The PyTorch3D KNN is optimized for K < 32 and D < 4 (where D is the feature size). What is your use case for needing to use K = 4000?

A very large K doesn't seem to make much sense but I will try and explain my case. I'm optimising the sensor pose such that each object that I want to observe has a very large number of points on their surfaces - more accurately, I want to maximise the average number of points over all objects' surfaces. Since the average number of points on objects' surface is not differentiable itself (the counting operation is not differentiable), I am optimising the L2 distance between the centre of the objects and the K nearest points in their neighbourhood. However I need K >> 32, e.g. 1k or 4k. The KNN with large K seems to work fine on the CPU, but if I move the whole pipeline to the CPU my execution time increases drastically. Perhaps there is a simpler loss function to maximise the number of points on the surface of objects? I tried using the Chamfer loss between all points and the centre of objects, but the sensors tend to just collapse into some of the objects, thus I decided to limit the distance to K points only.

Maybe the calculation is just taking a long time in your case. If you are using the GPU for display as well as computation, the GPU can automatically kill long-running functions. See e.g. here. Can you split your calculation along the batch dimension so that each one will be quicker?

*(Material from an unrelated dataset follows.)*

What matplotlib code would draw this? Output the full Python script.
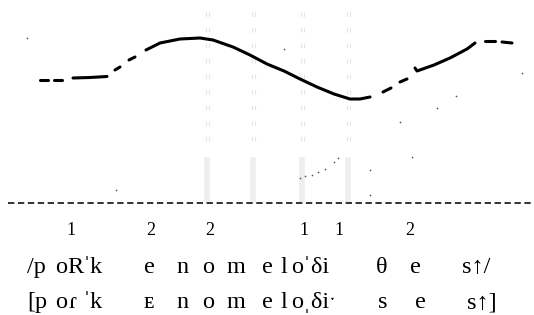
import matplotlib
matplotlib.use("Agg")
from matplotlib import pyplot as plt

# pitch contour pieces (time, pitch) in picture units
contour_t = [
  [40, 48],
  [54, 62],
  [73, 90, 107],
  [115, 120],
  [129, 135],
  [146, 160, 180, 200, 213, 233, 250, 267, 284, 300, 317, 334, 350, 360, 370],
  [383, 391],
  [400, 407],
  [415, 417, 434, 450, 467, 475],
  [485, 495],
  [502, 512],
]
contour_f = [
  [80, 80],
  [80, 80],
  [78, 77.5, 76.5],
  [70, 67],
  [60, 57],
  [50, 43, 39, 38, 40, 47, 55, 64, 71, 79, 87, 94, 99, 99, 97],
  [92, 88],
  [82, 79],
  [68, 71, 65, 58, 49, 43],
  [41, 41],
  [42, 43],
]

# syllable boundaries (faint vertical guides)
boundaries = [207, 253, 302, 348]

# stray specks of the scan
speck_t = [27, 116, 284, 300, 305, 312, 318, 325, 334, 338, 400, 412, 437, 456, 370, 370, 522]
speck_f = [38, 190, 49, 178, 176, 175, 172, 169, 162, 158, 122, 157, 108, 96, 195, 170, 73]

# tone numbers and transcriptions
tones = ["1", "2", "2", "1", "1", "2"]
tone_x = [71, 151, 210, 304, 339, 410]

phonemic = ["/p", "o", "R", "ˈk", "e", "n", "o", "m", "e", "l", "oˈδi", "θ", "e", "s↑/"]
phonemic_x = [27, 55, 67, 83, 144, 176, 202, 227, 262, 281, 291, 376, 410, 462]

phonetic = ["[p", "o", "ɾ", "ˈk", "ᴇ", "n", "o", "m", "e", "l", "oˌδiˑ", "s", "e", "s↑]"]
phonetic_x = [27, 55, 69, 83, 144, 176, 202, 227, 262, 281, 291, 378, 415, 467]

W, H = 534, 315
fig = plt.figure(figsize=(W / 100, H / 100), dpi=100)
ax = fig.add_axes([0, 0, 1, 1])
ax.set_xlim(0, W)
ax.set_ylim(H, 0)
ax.axis("off")

# faint guides: little double ticks up top, a pale band lower down
for b in boundaries:
  for dx in (-1.5, 1.5):
    ax.plot([b + dx, b + dx], [12, 152], color="#e4e4e4", lw=0.8, ls=(0, (4, 10)), zorder=1)
  ax.plot([b, b], [160, 200], color="#eeeeee", lw=4, zorder=1)

ax.scatter(speck_t, speck_f, s=1.5, color="#555555", zorder=2, linewidths=0)

for t, f in zip(contour_t, contour_f):
  ax.plot(t, f, color="black", lw=2.2, solid_capstyle="round", zorder=3)

# dashed baseline
ax.plot([8, W], [203, 203], color="#222222", lw=1.3, ls=(0, (3.5, 2)), zorder=2)

serif = ["Liberation Serif", "DejaVu Serif"]
for s, x in zip(tones, tone_x):
  ax.text(x, 235, s, family=serif, fontsize=13, ha="center", va="baseline")
for s, x in zip(phonemic, phonemic_x):
  ax.text(x, 273, s, family=serif, fontsize=17.5, ha="left", va="baseline")
for s, x in zip(phonetic, phonetic_x):
  ax.text(x, 308, s, family=serif, fontsize=17.5, ha="left", va="baseline")

fig.savefig("out.png", dpi=100)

Thanks for the suggestion. Unfortunately I cannot disable my X server since I need to generate a visualisation of the optimisation process. Splitting the calculation to the batch dim did help improve to improve the speed when K=1000, but still resulted in the kernel being killed for K=4000.

eduardohenriquearnold on 8 Jul 2020

jcjohnson on 8 Jul 2020

👍2

Thanks, I believe this solves my problem!

eduardohenriquearnold on 10 Jul 2020

@jcjohnson do you happen to know if the FAISS compat with pytorch provides a differentiable KNN implementation? thank you!